Com uma história que retroage ao período pré-romano, às margens do rio Tormes, Salamanca é uma belíssima cidade universitária – e, por isso mesmo, muito cultural, movimentada, animada, vibrante – de cerca de 150 mil habitantes. Exemplo mais fulgurante do renascimento e do estilo arquitetônico “plateresco” espanhol (dominante por volta dos séculos XV a XVII), especialmente embelezada pelas obras barrocas dos irmãos/artistas Churriguera, José Benito (1665-1725), Joaquim (1674-1724) e Alberto (1676-1750), a cidade nos foi muito recomendada. Foram dois ou três dias lá. E ela não nos decepcionou.
As Catedrais Velha (românica, edificada entre os séculos XII e XIII) e Nova (“apenas” do século XVI) de Salamanca, que são vizinhas, são de tirar o fõlego. Foi ali pertinho, aliás, no número 9 da Plaza de Anaya, que topei com a excelente “Librería Nueva Plaza Universitaria” e adquiri, lembro-me bem, maravilhosos livros que ensinam o idioma espanhol através da literatura, da história, da arquitetura e das artes em geral. A Igreja de Santo Estevão, com sua fachada plateresca entalhada, é também de rara beleza. A Casa das Conchas, hoje uma biblioteca, é curiosíssima. E adoramos a “Plaza Mayor” (mantive o nome no original, que é mais chique), projetada pelos onipresentes (em Salamanca) irmãos Churriguera. Afinal, adoro praças do tipo, quase simetricamente quadradas, delimitadas pelos prédios à volta, com seus restaurantes, cafés e comércios variados, perfeitas para passear e se quedar sem destino certo.
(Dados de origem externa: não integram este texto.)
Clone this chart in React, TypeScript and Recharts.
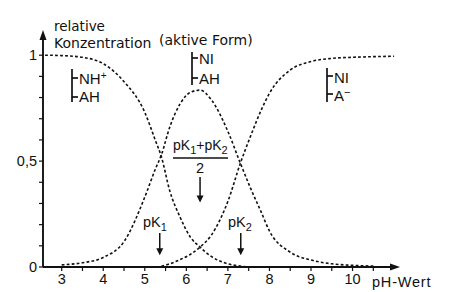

Entretanto, pondo tudo na balança, o ponto alto da cidade, em torno do qual gira toda sua vida, é a sua Universidade. A denominada “Universidade de Salamanca”, ainda como “Estúdio Geral”, foi oficialmente fundada em 1218 pelo rei Afonso IX de Leão (1171-1230), mas, reconhecidamente, aulas já eram ministradas por ali, desde pelo menos 1130, por patrocínio e nas dependências da Catedral/diocese local. E foi já o rei Afonso X de Leão e Castela, o Sábio (1221-1284), alguns anos depois, que transformou (ou renomeou) o “Estúdio Geral” ligado à catedral em “Universidade”, sendo ela, portanto, de toda sorte, uma das primeiras na Europa (curiosamente, ela é posterior à pouco conhecida “Universidade de Palencia”, fundada, entre os anos de 1208 e 1212, na cidade próxima em homenagem à qual foi batizada, pelo Rei Afonso XIII de Castela, mas que teve vida breve após o falecimento deste).
E no que toca à “Biblioteca da Universidade de Salamanca”, como bem registram Jean Serroy (texto) e Guillaume de Laubier (fotografias), em “The Most Beautiful Universities in the World” (Abrams Books, 2015), “o orgulho espanhol é exemplificado na arquitetura e na decoração de uma universidade cujos edifícios, incluindo a velha biblioteca, são tesouros nacionais. Aberta em 1465, expandida em 1471 e reconstruída em 1749, a biblioteca não só possui uma coleção de 160.000 documentos e livros de valores inestimáveis, incluindo cerca de 3.000 manuscritos e 500 incunábulos, mas também é ela mesma um extraordinário trabalho de madeira esculpida, prateleiras cheias, marcadores indicando a classificação dos seus livros, móveis enormes e impressionantes globos representando a história e a geografia do mundo, e mais especificamente de um país de conquistadores que foram transportados pelos ventos oceânicos em direção a novos horizontes”. Chamou-me particularmente a atenção, recordo bem, a pequena “sala dos manuscritos” da famosa biblioteca, um dos seus mais preciosos ambientes, que, segundo registra “La universidad: una historia ilustrada” (Edición Turner, 2010), livro publicado sob a direção de Fernando Tejerina, guarda mais de três mil peças, parte delas (a maioria, para ser mais preciso) adquiridas onerosamente pela Universidade, outra parte fruto de doações de outras instituições ou mesmo de particulares.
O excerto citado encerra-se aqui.